- **Stated exercise**
In the lines below, output everything from the first line through the line containing "years = list(range(1951, 1977))" exactly as it is. Pictures are not part of the output.

◇ ◇ ◇ ◇ ◇ ◇ ◇

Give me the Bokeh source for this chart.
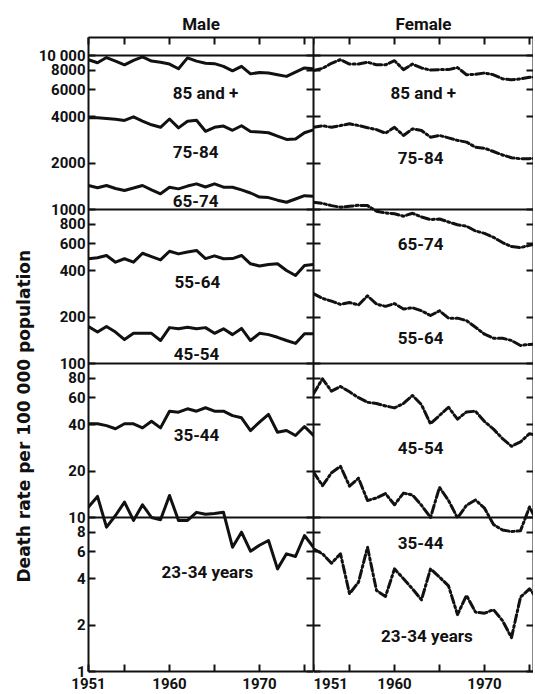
from bokeh.plotting import figure
from bokeh.models import (Range1d, FixedTicker, Span, Title, LogAxis, LinearAxis,
                          CustomLabelingPolicy, CustomJSTickFormatter)
from bokeh.layouts import row
from bokeh.embed import file_html
from bokeh.resources import INLINE
from bokeh.core.properties import value

FONT = "Roboto"
LABEL_FONT = "DejaVu Sans"

years = list(range(1951, 1977))

# ---- Male death rates per 100 000 ----
male_85_plus = [9380, 8970, 9700, 9190, 8700, 9300, 9800, 9200, 9050, 8800, 8200, 9650, 9200,
                8900, 8850, 8500, 7950, 8500, 7600, 7750, 7700, 7500, 7320, 7800, 8300, 8200]
male_75_84 = [3940, 3940, 3900, 3850, 3790, 4000, 3750, 3550, 3420, 3870, 3390, 3740, 3800,
              3220, 3420, 3480, 3270, 3500, 3210, 3190, 3150, 3000, 2850, 2870, 3150, 3290]
male_65_74 = [1432, 1384, 1432, 1370, 1330, 1380, 1432, 1342, 1265, 1396, 1362, 1420, 1468,
              1400, 1468, 1396, 1396, 1340, 1280, 1205, 1195, 1150, 1115, 1170, 1230, 1220]
male_55_64 = [479, 486, 503, 455, 479, 455, 520, 495, 471, 536, 515, 530, 542,
              480, 500, 479, 480, 503, 444, 430, 440, 444, 402, 373, 433, 440]
male_45_54 = [174, 160, 174, 160, 143, 157, 157, 157, 141, 171, 168, 172, 168,
              171, 157, 168, 154, 169, 141, 157, 154, 148, 141, 135, 156, 156]
male_35_44 = [40.6, 40.6, 39.5, 37.7, 40.6, 40.6, 38.2, 42.2, 38.2, 49.0, 48.3, 50.8, 49.0,
              51.6, 49.0, 49.0, 45.9, 44.4, 36.7, 41.6, 46.7, 35.8, 36.7, 34.1, 39.0, 34.1]
male_23_34 = [11.7, 13.7, 8.65, 10.3, 12.6, 9.57, 12.1, 10.0, 9.66, 13.9, 9.57, 9.57, 10.8,
              10.5, 10.6, 10.8, 6.41, 8.03, 6.04, 6.6, 7.09, 4.64, 5.81, 5.58, 7.64, 6.41]

# ---- Female death rates per 100 000 ----
female_85_plus = [8000, 8250, 8900, 9400, 8800, 8800, 9050, 8700, 8700, 9250, 8100, 8800, 8300,
                  8050, 8100, 8100, 8350, 7500, 7550, 7700, 7500, 7060, 6960, 7050, 7230, 7250]
female_75_84 = [3420, 3500, 3420, 3510, 3600, 3510, 3400, 3300, 3130, 3420, 3025, 3340, 3260,
                2950, 3025, 2920, 2810, 2740, 2540, 2500, 2380, 2260, 2170, 2135, 2140, 2160]
female_65_74 = [1115, 1095, 1060, 1035, 1050, 1065, 1060, 975, 950, 938, 905, 945, 895,
                860, 868, 830, 796, 780, 725, 700, 660, 610, 575, 566, 585, 605]
female_55_64 = [284, 265, 254, 242, 249, 240, 275, 243, 235, 245, 226, 230, 220,
                205, 220, 197, 197, 190, 172, 155, 146, 146, 141, 131, 133, 134]
female_45_54 = [63.6, 79.6, 66.1, 71.0, 65.5, 60.0, 56.0, 55.0, 53.0, 51.5, 55.0, 62.0, 54.0,
                40.6, 46.0, 52.0, 43.5, 48.5, 49.0, 42.0, 37.5, 32.5, 29.0, 31.0, 35.0, 34.0]
female_35_44 = [19.7, 16.1, 19.5, 21.5, 16.0, 18.0, 12.9, 13.4, 14.3, 12.1, 14.4, 14.0, 12.0,
                10.0, 15.7, 12.9, 9.95, 12.0, 13.0, 11.5, 9.0, 8.3, 8.1, 8.2, 11.7, 9.0]
female_23_34 = [6.26, 5.81, 5.05, 5.81, 3.20, 3.80, 6.41, 3.36, 3.07, 4.64, 4.00, 3.44, 2.92,
                4.64, 4.1, 3.6, 2.34, 3.12, 2.43, 2.39, 2.52, 2.14, 1.66, 3.04, 3.44, 2.9]

age_groups = ["85 and +", "75-84", "65-74", "55-64", "45-54", "35-44", "23-34 years"]
male_series = [male_85_plus, male_75_84, male_65_74, male_55_64, male_45_54, male_35_44, male_23_34]
female_series = [female_85_plus, female_75_84, female_65_74, female_55_64, female_45_54,
                 female_35_44, female_23_34]

# label anchor points (year, rate)
male_label_x = [1964.0, 1962.9, 1962.9, 1963.1, 1963.0, 1963.0, 1964.2]
male_label_y = [5750, 2380, 1130, 336, 116, 34.1, 4.4]
female_label_x = [1963.2, 1962.9, 1962.9, 1962.9, 1962.9, 1962.9, 1963.6]
female_label_y = [5750, 2175, 601, 147, 28.1, 6.88, 1.71]

y_ticks = [1, 2, 4, 6, 8, 10, 20, 40, 60, 80, 100, 200, 400, 600, 800,
           1000, 2000, 4000, 6000, 8000, 10000]
y_tick_labels = {t: ("10 000" if t == 10000 else str(t)) for t in y_ticks}
x_ticks = [1951, 1955, 1960, 1965, 1970, 1975]
x_tick_labels = {1951: "1951", 1955: "", 1960: "1960", 1965: "", 1970: "1970", 1975: ""}
decade_lines = [10, 100, 1000, 10000]

Y_MIN, Y_MAX = 1, 10 ** 4.117
FRAME_H = 634
INK = "#111111"

NO_LABELS = "for (const i of indices) { indices.unset(i) }\nreturn indices"


def style_axis(ax, ticks, labels=None, show_labels=True):
    ax.ticker = FixedTicker(ticks=ticks)
    ax.axis_line_width = 2
    ax.axis_line_color = INK
    ax.major_tick_in = 7
    ax.major_tick_out = 0
    ax.major_tick_line_width = 2
    ax.major_tick_line_color = INK
    ax.minor_tick_line_color = None
    ax.major_label_text_font = FONT
    ax.major_label_text_font_style = "bold"
    ax.major_label_text_color = INK
    if show_labels:
        ax.major_label_text_font_size = "15px"
        if labels is not None:
            ax.major_label_overrides = labels
    else:
        ax.formatter = CustomJSTickFormatter(code="return ''")
        ax.major_label_text_font_size = "1px"
        ax.major_label_standoff = 0
        ax.major_label_policy = CustomLabelingPolicy(code=NO_LABELS)


def make_panel(title, x_end, frame_w, series, lx, ly, dash, is_left):
    p = figure(frame_width=frame_w, frame_height=FRAME_H, y_axis_type="log",
               x_range=Range1d(1951, x_end), y_range=Range1d(Y_MIN, Y_MAX),
               output_backend="svg", toolbar_location=None, title=title,
               min_border_left=88 if is_left else 0, min_border_right=0,
               min_border_top=37, min_border_bottom=0)
    p.outline_line_color = None
    p.grid.visible = False
    p.background_fill_color = "white"
    p.border_fill_color = "white"
    p.title.align = "center"
    p.title.text_font = FONT
    p.title.text_font_size = "17px"
    p.title.text_font_style = "bold"
    p.title.text_color = INK
    p.title.standoff = 7

    style_axis(p.xaxis[0], x_ticks, x_tick_labels, True)
    p.xaxis[0].major_label_standoff = 6
    style_axis(p.yaxis[0], y_ticks, y_tick_labels, is_left)
    if is_left:
        p.yaxis[0].major_label_standoff = 3

    top = LinearAxis()
    style_axis(top, x_ticks, None, False)
    p.add_layout(top, "above")
    right = LogAxis()
    style_axis(right, y_ticks, None, False)
    p.add_layout(right, "right")

    for loc in decade_lines:
        p.add_layout(Span(location=loc, dimension="width", line_color=INK, line_width=2))

    for s in series:
        p.line(years, s, line_color=INK, line_width=3, line_dash=dash,
               line_join="round", line_cap="round")

    p.text(x=lx, y=ly, text=age_groups, text_font=value(FONT), text_font_size="17px",
           text_font_style="bold", text_color=INK, text_align="center",
           text_baseline="middle")
    return p


p_male = make_panel("Male", 1976, 225, male_series, male_label_x, male_label_y, "solid", True)
p_female = make_panel("Female", 1951 + 220 / 9.0, 220, female_series, female_label_x,
                      female_label_y, "8 3 2 3", False)

ylab = Title(text="Death rate per 100 000 population", align="left", offset=89,
             text_font=LABEL_FONT, text_font_size="17px", text_font_style="bold",
             text_color=INK, standoff=4)
p_male.add_layout(ylab, "left")

layout = row(p_male, p_female)
open("out.html", "w").write(file_html(layout, INLINE))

◇ ◇ ◇ ◇ ◇ ◇ ◇

- **Worked solution**
Give me the Bokeh source for this chart.
from bokeh.plotting import figure
from bokeh.models import (Range1d, FixedTicker, Span, Title, LogAxis, LinearAxis,
                          CustomLabelingPolicy, CustomJSTickFormatter)
from bokeh.layouts import row
from bokeh.embed import file_html
from bokeh.resources import INLINE
from bokeh.core.properties import value

FONT = "Roboto"
LABEL_FONT = "DejaVu Sans"

years = list(range(1951, 1977))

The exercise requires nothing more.